Пока на Западе христиан поглотили мелкие, «домашние» войны, их братьев и сестер в Иерусалиме резали как скот. Священный город, в котором жил, умер и воскрес Христос, теперь находился во власти жестокого нечестивого врага. На Храмовой горе мусульмане воздвигли мечеть «Купол Скалы», снабдив ее надписью, предупреждающей христиан больше не поклоняться Христу, потому как «правосудие Божье стремительно». Сохранившиеся храмы веры закрывались или реквизировались, местных христиан изгоняли из их домов, а паломников грабили, пытали и убивали.

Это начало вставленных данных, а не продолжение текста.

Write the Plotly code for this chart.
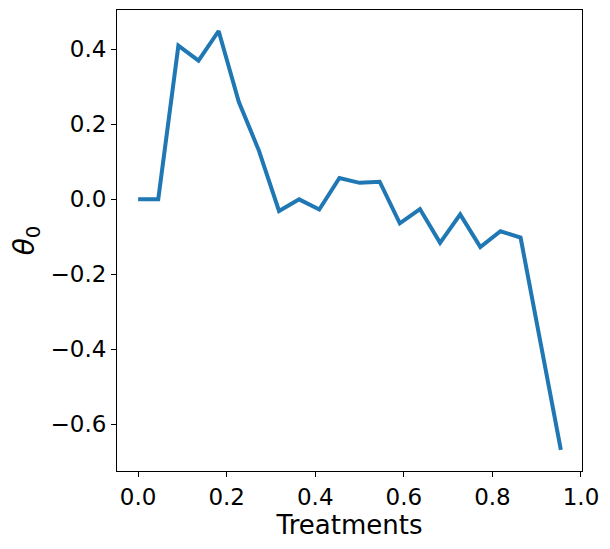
import plotly.graph_objects as go

# treatment positions (i/22) and estimated theta_0
treatments = [i / 22 for i in range(22)]
theta0 = [0.0, 0.0, 0.41, 0.37, 0.449, 0.26, 0.13, -0.031, 0.0, -0.027, 0.057,
          0.044, 0.047, -0.064, -0.026, -0.116, -0.040, -0.127, -0.085, -0.102,
          -0.385, -0.668]

x_ticks = [0.0, 0.2, 0.4, 0.6, 0.8, 1.0]
y_ticks = [-0.6, -0.4, -0.2, 0.0, 0.2, 0.4]

fig = go.Figure()
fig.add_trace(go.Scatter(x=treatments, y=theta0, mode='lines',
                         line=dict(color='#1f77b4', width=4)))

axis_style = dict(showline=True, linecolor='black', linewidth=1, mirror=True,
                  showgrid=False, zeroline=False, ticks='outside', ticklen=5,
                  tickwidth=1, tickcolor='black', tickformat='.1f',
                  tickfont=dict(size=23, color='black'))

fig.update_xaxes(range=[-0.0477, 1.0023], tickvals=x_ticks,
                 title=dict(text='Treatments', font=dict(size=26, color='black'),
                            standoff=6),
                 **axis_style)
fig.update_yaxes(range=[-0.7245, 0.505], tickvals=y_ticks, automargin=True,
                 title=dict(text='<i>θ</i><sub>0</sub>',
                            font=dict(size=28, color='black'), standoff=18),
                 **axis_style)

# page body adds an 8px offset, so the figure is a little smaller
fig.update_layout(width=602, height=541, showlegend=False,
                  plot_bgcolor='white', paper_bgcolor='white',
                  font=dict(family='DejaVu Sans'),
                  margin=dict(l=109, r=28, t=2, b=78))
fig.write_html("out.html")
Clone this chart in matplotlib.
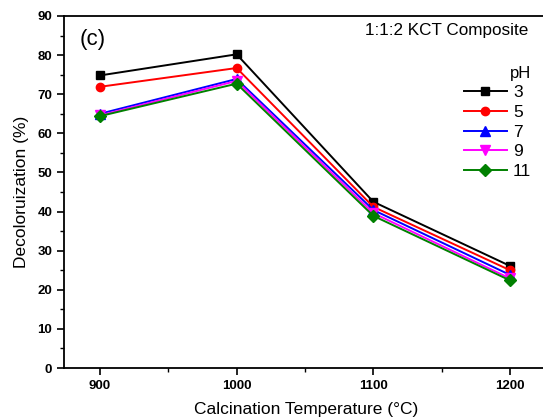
import matplotlib
matplotlib.use("Agg")
import matplotlib.pyplot as plt

plt.rcParams['font.family'] = ['Liberation Sans', 'DejaVu Sans']

temps = [900, 1000, 1100, 1200]
ph_labels = ['3', '5', '7', '9', '11']
ph3 = [74.8, 80.2, 42.5, 26.1]
ph5 = [71.9, 76.7, 41.2, 25.0]
ph7 = [65.0, 73.9, 40.4, 23.8]
ph9 = [64.6, 73.4, 39.6, 22.9]
ph11 = [64.4, 72.7, 38.9, 22.4]

series = [ph3, ph5, ph7, ph9, ph11]
colors = ['black', 'red', 'blue', 'magenta', 'green']
markers = ['s', 'o', '^', 'v', 'D']
msizes = [6, 6, 7, 7, 6]

fig = plt.figure(figsize=(5.43, 4.19), dpi=100)
ax = fig.add_axes([64 / 543, 51 / 419, 484 / 543, 352 / 419])

for vals, c, m, ms, lab in zip(series, colors, markers, msizes, ph_labels):
    ax.plot(temps, vals, color=c, marker=m, markersize=ms, linewidth=1.4, label=lab)

ax.set_xlim(873.7, 1227.8)
ax.set_ylim(0, 90)
ax.set_xticks(temps)
ax.set_xticks([950, 1050, 1150], minor=True)
ax.set_yticks(range(0, 91, 10))
ax.set_yticks(range(5, 90, 10), minor=True)
ax.tick_params(which='major', direction='out', length=5, width=1.2, labelsize=9.5)
ax.tick_params(which='minor', direction='out', length=3, width=1.0)
for lbl in ax.get_xticklabels() + ax.get_yticklabels():
    lbl.set_fontweight('bold')
ax.spines['right'].set_visible(False)
for s in ['left', 'bottom', 'top']:
    ax.spines[s].set_linewidth(1.3)

ax.set_xlabel('Calcination Temperature (°C)', fontsize=12.5, labelpad=7)
ax.set_ylabel('Decoloruization (%)', fontsize=12.5, labelpad=6)

fig.text(80 / 543, 1 - 39 / 419, '(c)', fontsize=16, ha='left', va='center')
fig.text(528 / 543, 1 - 31 / 419, '1:1:2 KCT Composite', fontsize=12.3, ha='right', va='center')

leg = ax.legend(title='pH', frameon=False, loc='upper right',
                bbox_to_anchor=(476 / 484, 1 - 41 / 352), fontsize=12.5,
                title_fontsize=12, alignment='right', handlelength=2.5,
                handletextpad=0.35, labelspacing=0.26, borderpad=0)

fig.savefig('out.png', dpi=100)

Те же немногие из них, кто предпочитал остаться, подвергались самому жестокому обращению. Вот как передает сказанные по этому поводу папой слова французский монах Робер де Реймс:





«(Турки) любят убивать других, вспарывая им животы, вытаскивая кишки и привязывая к палке. Затем они бьют своих жертв, заставляя бегать вокруг этой палки до тех пор, пока на нее не намотаются все внутренности, а они сами не упадут замертво на землю. Других, опять же, привязывают к палкам и стреляют по ним из лука; третьих хватают, тянут за голову и пытаются понять, можно ли отрубить ее одним ударом обнаженного меча. Стоит ли мне говорить об ужасном насилии над женщинами[11]

Обрисовав эту эмоциональную картину, Урбан сделал изящный ход. Те, у кого была нечиста совесть – а средневековую жизнь без кровопролития нельзя представить, – могли искупить грехи, выступив маршем на помощь Востоку. Им предоставлялась возможность сменить братоубийственные конфликты на более возвышенную цель «праведной войны», а если они при этом умрут, то непременно получат вместо тягот нынешней жизни щедрое «воздаяние рая».

Именно в заключительной части речи Урбан умело добавил к церковной доктрине новый штришок. Со времен жившего в V веке святого Августина христианские мыслители Запада провозглашали, что войну можно вести только в том случае, если она соответствует определенным стандартам[12]. Однако Урбан предложил нечто совсем иное. Обращаясь к слушателям, он назвал их «воинами святого Петра» и предписал защищать церковь. Обычные схватки, в которые вступал рыцарь – ради богатства, могущества или завоевания новых территорий, – теперь представляли опасность для его смертной души и грозили проклятием в день так называемого Страшного суда. Если же говорить о борьбе за отвоевание Иерусалима, то она представляла собой более возвышенное дело и, следовательно, помогала очистить душу от греха. Рыцарю, взвалившему на себя этот крест, предстояло стать militia Christi – рыцарем Христа, который очистился от скверны благодаря паломничеству и актам благочестия. Крестовый поход становился не просто войной, а войной священной[13].

10

 По иронии судьбы Григорий, намереваясь отправиться воевать, первоначально хотел оставить Запад на попечение императора Священной Римской империи Генриха IV. Но не успел даже додумать эту мысль до конца, как они страшно поссорились в борьбе за инвеституру – в основе конфликта лежало желание светских властей контролировать назначение священнослужителей; папа в конечном итоге отлучил Генриха от церкви.

11

  Робер де Реймс мог и лично присутствовать в Клермоне, но свои воспоминания о речи папы, по всей видимости, записал лишь двадцать лет спустя.

12

  Ее полагалось начинать законной власти ради правого дела и только с целью восстановить справедливость (и то лишь в качестве крайнего средства).

13

  В исламе концепция священной войны – джихада – была заложена изначально, христианство же ее неизменно отвергало.